Book highlights why you don't need to worry about flying

It's safer and cheaper than three decades ago, pilot pens new book about air travel misconceptions

VANCOUVER (NEWS 1130) – If you’re catching a flight anytime soon, you may want to read this story first.

A new book is highlighting all the misconceptions you need to know about getting on board and it was written by a pilot.

“Everything you think you know about flying is wrong,” says Patrick Smith, author of the New York Times bestseller Cockpit Confidential.

Smith explains one common misunderstanding concerns what pilots actually do during a flight.

“There’s an idea out there that planes basically fly themselves and pilots are just sitting there in case something goes wrong and then turn into Captain Sullenberger and save the day. And that’s not at all how it is.”

Smith is also surprised by the number of travellers who are spooked by turbulence, when in reality it’s more a question of comfort and convenience than an actual safety issue. “People will have this idea that the plane is plummeting hundreds or even thousands of feet when it’s barely moving at all from its point in space.”

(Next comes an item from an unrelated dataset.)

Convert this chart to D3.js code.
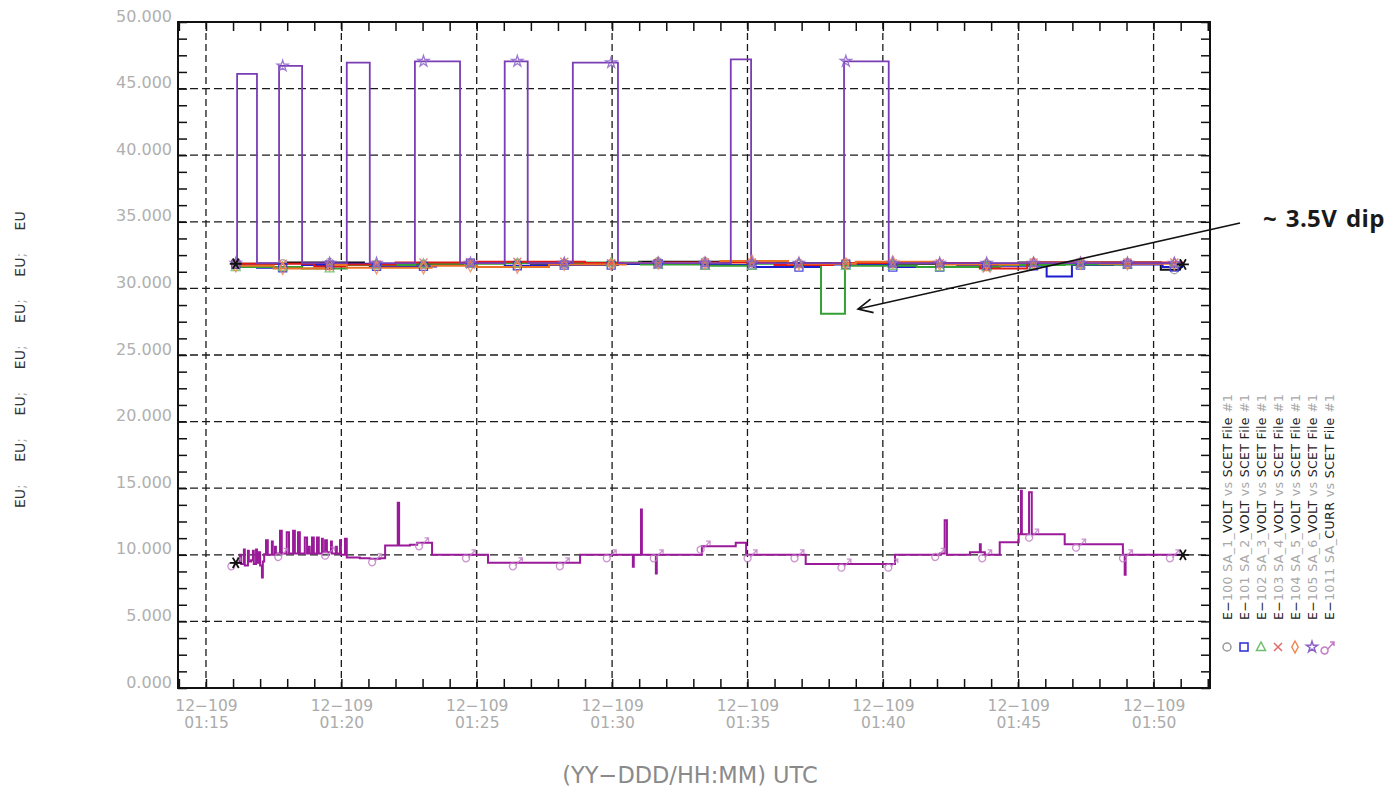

He thinks despite any fears people may have, flying is a safe way to get around.

“Flying is safer than it’s ever been, it’s cheaper than it’s ever been, and, in some ways, it’s actually more convenient, and more comfortable.”

Smith will admit flying has become less civilized over the years, but with that, more affordable.

“Talking about airfares specifically, when you adjust for inflation, fares nowadays are about half of what they were 30 years ago, and that’s after factoring all of those ancillary fees that people hate and airlines love.”

The book is now in its second edition.